By 1812Blockhouse

The exuberant Queen Anne style house at 350 Park Avenue West in Mansfield holds a bit of a surprising anecdote. More about that and the end of this post.

It was built by Winfield S. Ward, a man who made a good living as a manufacturer of “elastic web,” that being the elastic material comprised of woven textile or rubber fibers and primarily used for garters and suspenders.

Winfield Ward was born in Pennsylvania, educated in Trenton, New Jersey, and came to Mansfield about 1889. At the time, he was a real estate agent, and the The Weekly News of April 28, 1892 profield him as one of “Mansfield’s wide aware real estate agents.”

Real estate lasted only a short while, however. Ward was soon named Secretary-Treasury of the Mansfield Elastic Web Company. Suspenders were big business in Mansfield at the turn of the last century. In 1906, not long after the company was established, the Ohio Elastic Web Company, in which Ward was the largest stockholder, built a big new factory on Park Avenue East.

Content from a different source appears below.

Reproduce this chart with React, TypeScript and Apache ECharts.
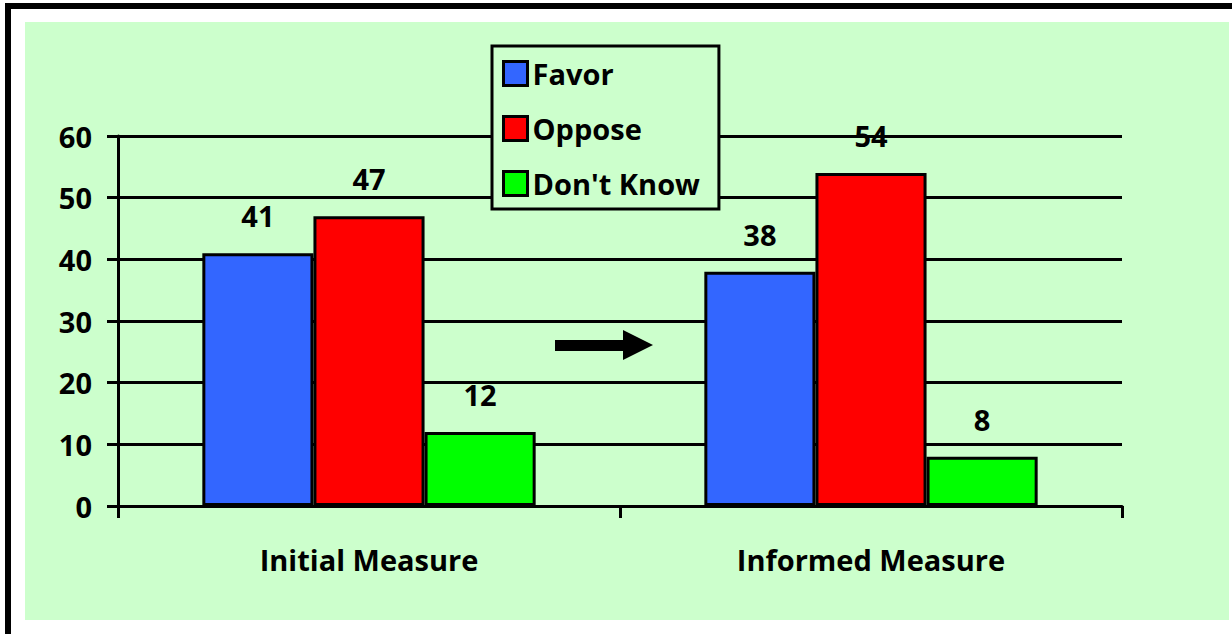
import React, { useEffect, useRef } from "react";
import * as echarts from "echarts";

const categories = ["Initial Measure", "Informed Measure"];
const seriesNames = ["Favor", "Oppose", "Don't Know"];
const favor = [41, 38];
const oppose = [47, 54];
const dontKnow = [12, 8];
const seriesColors = ["#3366FF", "#FF0000", "#00FF00"];
const yTicks = { min: 0, max: 60, interval: 10 };

const FONT = "Open Sans";
const FS = 29;

export default function App() {
  const ref = useRef<HTMLDivElement>(null);

  useEffect(() => {
    if (!ref.current) return;
    const chart = echarts.init(ref.current, null, { renderer: "svg" });
    const values = [favor, oppose, dontKnow];
    const option: any = {
      animation: false,
      backgroundColor: "transparent",
      textStyle: { fontFamily: FONT },
      grid: { left: 118, right: 110, top: 136, bottom: 128, containLabel: false },
      legend: {
        orient: "vertical",
        left: 492,
        top: 46,
        padding: [13, 19, 11, 10],
        itemGap: 26,
        itemWidth: 24,
        itemHeight: 24,
        itemTextGap: 9,
        icon: "rect",
        backgroundColor: "#CCFFCC",
        borderColor: "#000",
        borderWidth: 3,
        itemStyle: { borderColor: "#000", borderWidth: 3 },
        textStyle: { fontFamily: FONT, fontSize: FS, fontWeight: "bold", color: "#000", lineHeight: 28 },
        data: seriesNames,
      },
      xAxis: {
        type: "category",
        data: categories,
        axisLine: { show: true, lineStyle: { color: "#000", width: 3 } },
        axisTick: { show: true, length: 12, lineStyle: { color: "#000", width: 3 }, alignWithLabel: false },
        axisLabel: { margin: 39, fontFamily: FONT, fontSize: FS, fontWeight: "bold", color: "#000" },
        splitLine: { show: false },
      },
      yAxis: {
        type: "value",
        min: yTicks.min,
        max: yTicks.max,
        interval: yTicks.interval,
        axisLine: { show: true, lineStyle: { color: "#000", width: 3 } },
        axisTick: { show: true, length: 11, lineStyle: { color: "#000", width: 3 } },
        axisLabel: { margin: 26, fontFamily: FONT, fontSize: FS, fontWeight: "bold", color: "#000" },
        splitLine: { show: true, lineStyle: { color: "#000", width: 3 } },
      },
      graphic: [
        {
          type: "polygon",
          z: 100,
          shape: {
            points: [
              [555, 340], [623, 340], [623, 330], [653, 345], [623, 360], [623, 351], [555, 351],
            ],
          },
          style: { fill: "#000" },
        },
      ],
      series: seriesNames.map((name, i) => ({
        name,
        type: "bar",
        data: values[i],
        barGap: "0%",
        barCategoryGap: "33.6%",
        itemStyle: { color: seriesColors[i], borderColor: "#000", borderWidth: 3 },
        label: {
          show: true,
          position: "top",
          distance: 23,
          fontFamily: FONT,
          fontSize: FS,
          fontWeight: "bold",
          color: "#000",
        },
      })),
    };
    chart.setOption(option);
    return () => chart.dispose();
  }, []);

  return (
    <div style={{ position: "fixed", left: 0, top: 0, width: 1232, height: 634, background: "#fff", overflow: "hidden" }}>
      <div style={{ position: "absolute", left: 5, top: 3, width: 1300, height: 700, border: "6px solid #000", boxSizing: "border-box", background: "#fff" }} />
      <div style={{ position: "absolute", left: 25, top: 22, width: 1204, height: 598, background: "#CCFFCC" }} />
      <div ref={ref} style={{ position: "absolute", left: 0, top: 0, width: 1232, height: 634 }} />
    </div>
  );
}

By the early 1910s, however, fortunes had changed and the company, and Ward, ended up in bankruptcy court.

At the time of the house’s construction in 1893, Winfield Ward was a newly-married man. His first wife, Ella Selover, had passed away two years earilier, in the 1892 he married Sarah Susan Day.

The Winifred Ward House is a prime example its style. Distinctive features of American Queen Anne style (rooted in the English style) may include “…an asymmetrical façade; dominant front-facing gable, often cantilevered out beyond the plane of the wall below; overhanging eaves; round, square, or polygonal tower(s); shaped and Dutch gables; a porch covering part or all of the front facade, including the primary entrance area; a second-story porch or balconies; pedimented porches; differing wall textures, such as patterned wood shingles shaped into varying designs, including resembling fish scales, terra cotta tiles, relief panels, or wooden shingles over brickwork, etc.; dentils; classical columns; spindle work; oriel and bay windows; horizontal bands of leaded windows; monumental chimneys; painted balustrades; and wooden or slate roofs.”

You can see many of these elements on the Ward House.

The interior is also richly decorated. This 2016 Richland Source story, which profiles the efforts of owners Bill and Laura Anliker to restore the house, contains several images which you can view.

The Winfield Ward House was placed on the National Register of Historic Places on July 8, 1983.

And what is the surprising anecdote?

There is strong circumstantial evidence that Winfield Ward was a member of the Society of Friends (Quakers). He is buried in a Pennsylvania Quaker Cemetery. It seems surprising that a member of the denomination drawn to simplicity would choose such a flamboyant style for his primary residence!